According to the pedestrian advocacy group Walk San Francisco, some 800 people are hit by cars every year in the City. The most common causes are speeding and not yielding the right of way.
Walk San Francisco Executive Director Elizabeth Stampe says, “If you are driving and you hit somebody, if you are going 30 mph, you are 6 times more likely to kill that person than if you are going just 20 mph. Just 10 mph slower. That’s a huge difference.”
Over the past four years, the number of bicyclists in San Francisco have grown by about 60%. The San Francisco Bicycle Coalition says it will continue to educate bicyclists on how to keep themselves safe on the road while using the road responsibly.
“Whether someone’s bicycling or driving, you really want to make sure that people understand and follow the rules of the road,” says Leah Shahum, Executive Director of SF Bicycle Coalition.
The DA’s office says that the four cases it is evaluating right now could have been avoided.
DA George Gascon says, “When appropriate, we will prosecute these cases aggressively. I’d much rather not have to prosecute these cases because they need not occur in the first place.”
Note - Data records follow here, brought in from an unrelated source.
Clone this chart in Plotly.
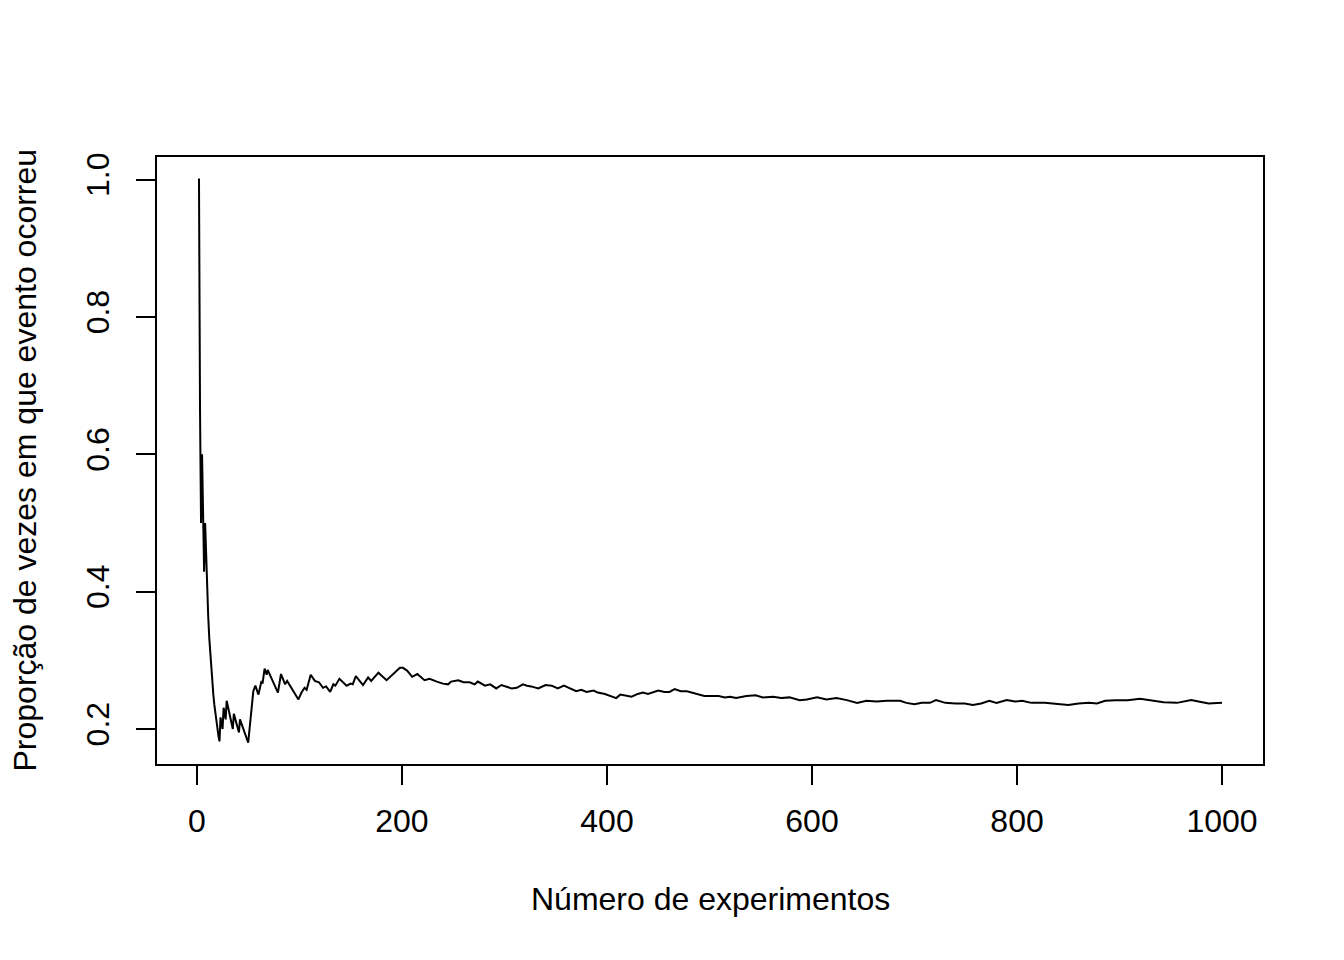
#!/usr/bin/env python
# coding: utf-8

import plotly.graph_objects as go

experimentos = [
    1, 2, 3, 4, 5, 6, 7, 8, 9, 10, 11, 12, 13, 14, 15, 16, 17, 18, 19, 20, 21, 22,
    23, 25, 26, 28, 29, 35, 36, 41, 42, 50, 55, 57, 60, 63, 64, 66, 68, 69,
    79, 82, 86, 88, 99, 102, 105, 107, 111, 115, 119, 123, 126, 130, 133, 135, 139,
    146, 150, 152, 155, 162, 167, 170, 177, 185, 188, 193, 195, 198, 201, 205,
    210, 215, 222, 227, 234, 240, 245, 248, 255, 260, 266, 271, 274, 281, 286,
    292, 297, 302, 307, 312, 318, 322, 326, 333, 340, 346, 352, 358, 364, 370,
    375, 380, 387, 391, 398, 403, 409, 413, 418, 424, 430, 435, 440, 445, 450,
    456, 461, 466, 472, 478, 483, 489, 495, 502, 509, 515, 520, 526, 536, 545,
    552, 562, 570, 578, 588, 595, 605, 614, 624, 634, 644, 653, 663, 673, 686,
    692, 700, 707, 715, 721, 730, 740, 749, 757, 765, 773, 780, 790, 798, 805,
    814, 827, 839, 850, 860, 870, 878, 886, 896, 908, 920, 930, 943, 956, 970,
    977, 987, 1000,
]
proporcao = [
    1.0, 1.0, 0.667, 0.5, 0.6, 0.5, 0.429, 0.5, 0.444, 0.4, 0.364, 0.333, 0.308,
    0.286, 0.267, 0.25, 0.235, 0.222, 0.211, 0.2, 0.19, 0.182,
    0.217, 0.2, 0.231, 0.214, 0.241, 0.2, 0.222, 0.195, 0.214, 0.18, 0.255, 0.263,
    0.25, 0.27, 0.266, 0.288, 0.279, 0.286,
    0.253, 0.28, 0.265, 0.27, 0.243, 0.253, 0.26, 0.257, 0.279, 0.27, 0.268, 0.26,
    0.262, 0.254, 0.265, 0.263, 0.273,
    0.263, 0.266, 0.265, 0.277, 0.264, 0.275, 0.27, 0.282, 0.271, 0.275, 0.282,
    0.285, 0.289, 0.289, 0.285,
    0.276, 0.28, 0.271, 0.273, 0.269, 0.266, 0.265, 0.269, 0.271, 0.268, 0.268,
    0.265, 0.269, 0.263, 0.265,
    0.259, 0.264, 0.261, 0.259, 0.26, 0.265, 0.263, 0.262, 0.259, 0.264, 0.263,
    0.259, 0.263, 0.259, 0.255,
    0.257, 0.254, 0.256, 0.253, 0.251, 0.248, 0.245, 0.25, 0.249, 0.247, 0.251,
    0.253, 0.251, 0.254, 0.256,
    0.254, 0.254, 0.258, 0.255, 0.255, 0.253, 0.251, 0.248, 0.248, 0.248, 0.246,
    0.247, 0.245, 0.248, 0.249,
    0.246, 0.247, 0.245, 0.246, 0.242, 0.243, 0.246, 0.243, 0.245, 0.242, 0.238,
    0.241, 0.24, 0.241, 0.241,
    0.238, 0.236, 0.238, 0.238, 0.242, 0.238, 0.237, 0.237, 0.235, 0.237, 0.241,
    0.238, 0.242, 0.24, 0.241,
    0.238, 0.238, 0.236, 0.235, 0.237, 0.238, 0.237, 0.241, 0.242, 0.242, 0.244,
    0.242, 0.239, 0.238, 0.242,
    0.24, 0.237, 0.238,
]

x_ticks = [0, 200, 400, 600, 800, 1000]
y_ticks = [0.2, 0.4, 0.6, 0.8, 1.0]
y_ticklabels = ["0.2", "0.4", "0.6", "0.8", "1.0"]

font = dict(family="Liberation Sans, Arial, sans-serif", size=32, color="black")

fig = go.Figure()
fig.add_trace(go.Scatter(x=experimentos, y=proporcao, mode="lines",
                         line=dict(color="black", width=2), showlegend=False))

axis_style = dict(showline=True, mirror=True, linecolor="black", linewidth=1.5,
                  ticks="outside", ticklen=19, tickwidth=1.5, tickcolor="black",
                  showgrid=False, zeroline=False, tickfont=font)

fig.update_xaxes(range=[-38.96, 1039.96], tickvals=x_ticks, ticklabelstandoff=9,
                 **axis_style)
fig.update_yaxes(range=[0.1490, 1.0328], tickvals=y_ticks, ticktext=y_ticklabels,
                 tickangle=-90, ticklabelstandoff=14, **axis_style)

# axis titles placed like R's base graphics
fig.add_annotation(text="Número de experimentos", xref="paper", yref="paper",
                   x=0.5, y=0, yanchor="middle", yshift=-135, showarrow=False,
                   font=font)
fig.add_annotation(text="Proporção de vezes em que evento ocorreu", xref="paper",
                   yref="paper", x=0, y=0.5, xanchor="center", xshift=-133,
                   textangle=-90, showarrow=False, font=font)

# page body has an 8px margin, so the figure is 8px smaller on each side
fig.update_layout(width=1336, height=952, plot_bgcolor="white", paper_bgcolor="white",
                  margin=dict(l=149, r=81, t=149, b=196, pad=0))

fig.write_html("out.html")
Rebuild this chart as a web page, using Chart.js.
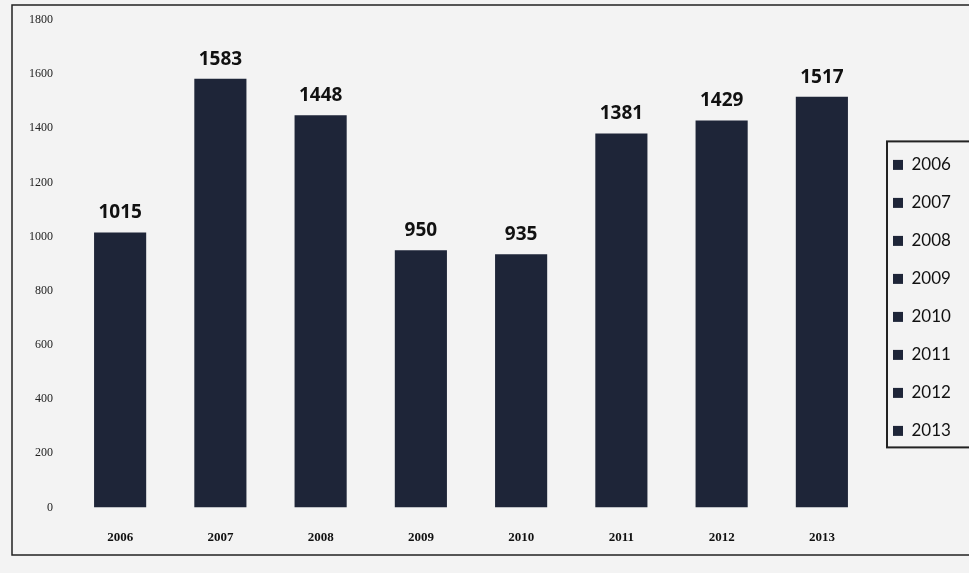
<!DOCTYPE html>
<html>
<head>
<meta charset="utf-8">
<script src="https://cdn.jsdelivr.net/npm/chart.js@4/dist/chart.umd.min.js"></script>
<style>
  html, body { margin: 0; padding: 0; background: #f3f3f3; }
  #wrap { position: relative; width: 969px; height: 573px; }
</style>
</head>
<body>
<div id="wrap"><canvas id="grafico" width="969" height="573"></canvas></div>
<script>
// --- Dados ---
const anos = ['2006', '2007', '2008', '2009', '2010', '2011', '2012', '2013'];
const valores = [1015, 1583, 1448, 950, 935, 1381, 1429, 1517];
const corBarra = '#1e2538';

// largura fixa da legenda (para a área do gráfico terminar perto de x=870)
const larguraLegenda = {
    id: 'larguraLegenda',
    beforeInit(chart) {
        const lg = chart.legend;
        if (!lg) return;
        const fitOriginal = lg.fit;
        lg.fit = function () {
            fitOriginal.call(this);
            this.width = 97;
        };
    }
};

// moldura do gráfico + caixa da legenda
const molduraPlugin = {
    id: 'moldura',
    afterDraw(chart) {
        const ctx = chart.ctx;
        ctx.save();
        ctx.strokeStyle = '#222';
        ctx.lineWidth = 1.5;
        ctx.strokeRect(12, 5, 975, 550);
        const caixas = chart.legend.legendHitBoxes;
        if (caixas && caixas.length) {
            const primeira = caixas[0];
            const ultima = caixas[caixas.length - 1];
            ctx.lineWidth = 2;
            ctx.strokeRect(primeira.left - 6, primeira.top - 15, 100, ultima.top + ultima.height - primeira.top + 23);
        }
        ctx.restore();
    }
};

// rótulos de valor em cima das barras
const rotulosPlugin = {
    id: 'rotulos',
    afterDatasetsDraw(chart) {
        const ctx = chart.ctx;
        const meta = chart.getDatasetMeta(0);
        ctx.save();
        ctx.font = 'bold 19px "Open Sans", sans-serif';
        ctx.fillStyle = '#111';
        ctx.textAlign = 'center';
        ctx.textBaseline = 'bottom';
        meta.data.forEach((bar, i) => {
            ctx.fillText(valores[i], bar.x, bar.y - 10);
        });
        ctx.restore();
    }
};

const ctx = document.getElementById('grafico').getContext('2d');
new Chart(ctx, {
    type: 'bar',
    data: {
        labels: anos,
        datasets: [{
            label: 'Valores',
            data: valores,
            backgroundColor: corBarra,
            borderWidth: 0,
            categoryPercentage: 1,
            barPercentage: 0.52
        }]
    },
    options: {
        responsive: false,
        animation: false,
        layout: { padding: { left: 12, top: 20, right: 0, bottom: 14 } },
        plugins: {
            tooltip: { enabled: false },
            legend: {
                position: 'right',
                align: 'center',
                title: { display: true, text: ' ', padding: 0, font: { size: 14 } },
                labels: {
                    boxWidth: 10,
                    boxHeight: 10,
                    padding: 21,
                    color: '#111',
                    font: { size: 17, family: 'Lato, sans-serif' },
                    generateLabels: () => anos.map(a => ({
                        text: a,
                        fillStyle: corBarra,
                        strokeStyle: corBarra,
                        fontColor: '#111',
                        lineWidth: 0
                    }))
                }
            }
        },
        scales: {
            x: {
                grid: { display: false },
                border: { display: false },
                ticks: {
                    color: '#111',
                    padding: 14,
                    font: { size: 13, weight: 'bold', family: '"Liberation Serif", serif' }
                }
            },
            y: {
                min: 0,
                max: 1800,
                grid: { display: false },
                border: { display: false },
                afterFit: s => { s.width = 58; },
                ticks: {
                    stepSize: 200,
                    color: '#222',
                    padding: 9,
                    callback: v => String(v),
                    font: { size: 12, family: '"Liberation Serif", serif' }
                }
            }
        }
    },
    plugins: [larguraLegenda, molduraPlugin, rotulosPlugin]
});
</script>
</body>
</html>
The intersection of Market Street and Sixth Street is one of the most dangerous intersections in San Francisco. DA Gascon reminds city residents to pay more attention to road safety as foot traffic increases during the holiday shopping season. In addition, the skies get darker much earlier, so pedestrians are advised to exercise more caution.
Gascon adds that 36% of the accidents around Union Square involved road users living outside the City. Bay Area residents coming into the City also have a role to play to keep the City’s streets safe.